A prayer will open the flag raising and a traditional welcome will be offered by Leo o Tumua ma Pule. Malofie Samoa Hawai’i members will raise the flags of Hawai’i, Samoa and the United States.

The event is at 8:30 a.m. at the Kuhio Park Terrace Community Resource Center on Linapuni Street. The flag raising ceremony will be held outside at the pavilion behind the center’s building.

Leo o Tumua ma Pule says their trade name is registered with the Hawai’i State Department of Business, Economic Development and Tourism and the Internal Revenue Service. The group is working hard to secure a 501c3 non-profit designation.

On the evening of June 1, Leo O Tumua Ma Pule invites everyone to the Puerto Rican Hall for a Fiafia Night, the closing of their Independence Day events. Monies raised will go toward establishing services to assist the group in their plans to serve Samoa citizens living in Hawai’i. Tickets are $10. There will be free entertainment and pupus. It’s BYOB, say event organizers.

Leo o Tumua Pule invites all Samoans in Hawai’i to Saturday’s events and urges all to live in harmony, or “nofo fealofani.”

“This is the hope…that we can unite for the future of our children…to help inspire the children,” said Fa’amausili. “If the Samoa flag is being raised, we hope to see all our brothers and sisters from Tutuila and Manu’a join us. We have one history, one culture, one spirit.”

Expired Samoa passports and requests for copies of birth certificates are among the issues citizens of Samoa residing in Hawai’i face.

Some locals have complained that requesting documents through the Samoa Consulate in Los Angeles, Calif., is difficult and unreasonable.

A few months ago, one Hawai’i resident who sought help in securing a birth certificate at the American Samoa Government Office on Dillingham Boulevard, was turned away. She said she was told her birth certificate would have to be requested at the Samoa Consulate in American Samoa. The request must be made in person by someone acting on the requestor’s behalf, she told tautalatala.com.

Tautalatala.com understands that the last person to serve Samoa citizens in Hawai’i in an official capacity for the Samoa Government (as consul) was late Pastor Fitu Tafaoa who died in 2003. Born in American Samoa, he was a U.S. Marine Corps retiree and leader of the Free Will Baptist Church in Waipahu. He served as honorary consul general for Samoa and Tonga, reported the Honolulu Star Bulletin 10 years ago.

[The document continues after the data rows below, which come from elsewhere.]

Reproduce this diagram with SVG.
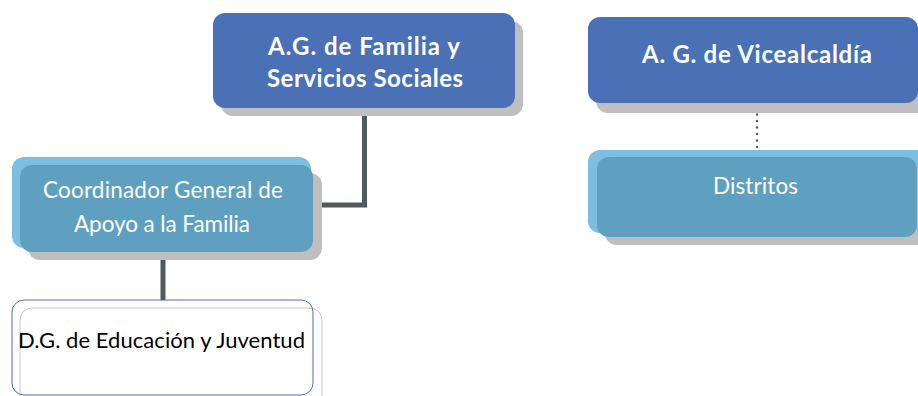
<svg xmlns="http://www.w3.org/2000/svg" width="918" height="396" viewBox="0 0 918 396">
<style>
.shadow{fill:#bfbfbf}
.dark{fill:#4a71b6}
.light{fill:#7dbfe0}
.teal{fill:#5f9fc0}
.tb{font-family:Lato,"Open Sans","Liberation Sans",sans-serif;font-weight:bold;font-size:24px;fill:#ffffff;text-anchor:middle}
.tr{font-family:Lato,"Open Sans","Liberation Sans",sans-serif;font-size:22.5px;fill:#ffffff;text-anchor:middle}
.tk{font-family:Lato,"Open Sans","Liberation Sans",sans-serif;font-size:22px;fill:#000000;text-anchor:middle}
.conn{fill:none;stroke:#505b5d;stroke-width:5}
.dot{fill:none;stroke:#505b5d;stroke-width:2.5;stroke-linecap:round;stroke-dasharray:0 6.5}
</style>
<rect width="918" height="396" fill="#ffffff"/>
<g id="connectors">
<path class="conn" d="M364.5,108 V205 H313"/>
<path class="conn" d="M163,252 V300"/>
<path class="dot" d="M757,108 V150"/>
</g>
<g id="node-familia">
<rect class="shadow" x="221" y="21" width="302" height="95" rx="12"/>
<rect class="dark" x="213" y="13" width="302" height="95" rx="12"/>
<text class="tb" x="364" y="55" textLength="192">A.G. de Familia y</text>
<text class="tb" x="365" y="87" textLength="196">Servicios Sociales</text>
</g>
<g id="node-coordinador">
<rect class="light" x="12" y="157" width="299" height="91" rx="12"/>
<rect class="shadow" x="28" y="173" width="294" height="87" rx="12"/>
<rect class="teal" x="20" y="165" width="293" height="87" rx="12"/>
<text class="tr" x="163" y="198" textLength="240">Coordinador General de</text>
<text class="tr" x="162" y="232" textLength="176">Apoyo a la Familia</text>
</g>
<g id="node-educacion">
<rect x="20" y="308" width="302" height="110" rx="12" fill="#ffffff" stroke="#c8c8c8" stroke-width="1"/>
<rect x="12" y="300" width="301" height="95" rx="12" fill="none" stroke="#4a71b6" stroke-width="1"/>
<text class="tk" x="161.5" y="348" textLength="287">D.G. de Educación y Juventud</text>
</g>
<g id="node-vicealcaldia">
<rect class="shadow" x="596" y="26" width="340" height="87" rx="12"/>
<rect class="dark" x="588" y="17" width="330" height="86" rx="12"/>
<text class="tb" x="757" y="63" textLength="230">A. G. de Vicealcaldía</text>
</g>
<g id="node-distritos">
<rect class="light" x="588" y="150" width="340" height="83" rx="12"/>
<rect class="shadow" x="605" y="165" width="330" height="80" rx="12"/>
<rect class="teal" x="597" y="157" width="320" height="80" rx="12"/>
<text class="tr" x="755.5" y="194" textLength="85">Distritos</text>
</g>
</svg>
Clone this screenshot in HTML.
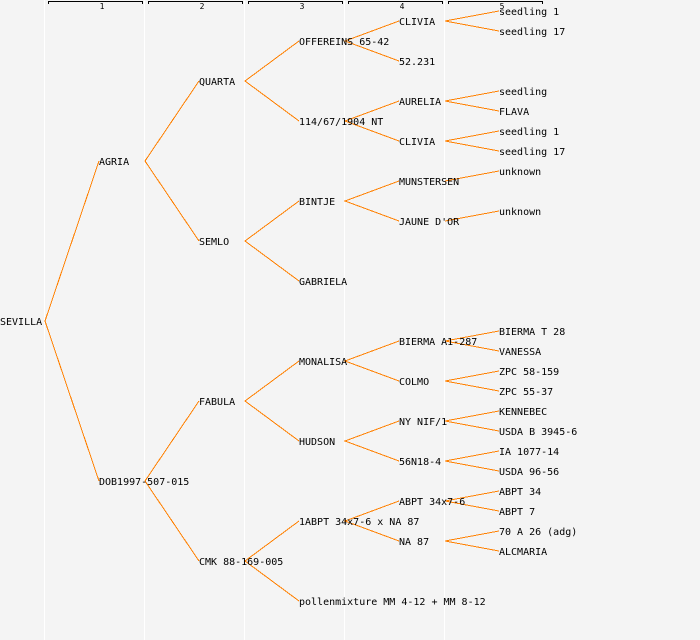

For months, tautalatala.com has been fielding inquiries from Samoans in Hawai’i, on where requests for Samoa birth certificates and other documents can be made in-state.

A tautalatala.com inquiry about travel documents and birth certificate requests out of Hawai’i, received by the Samoa Government in February, was forwarded to the Ministry of Foreign Affairs and Trade. The inquiry remains unanswered.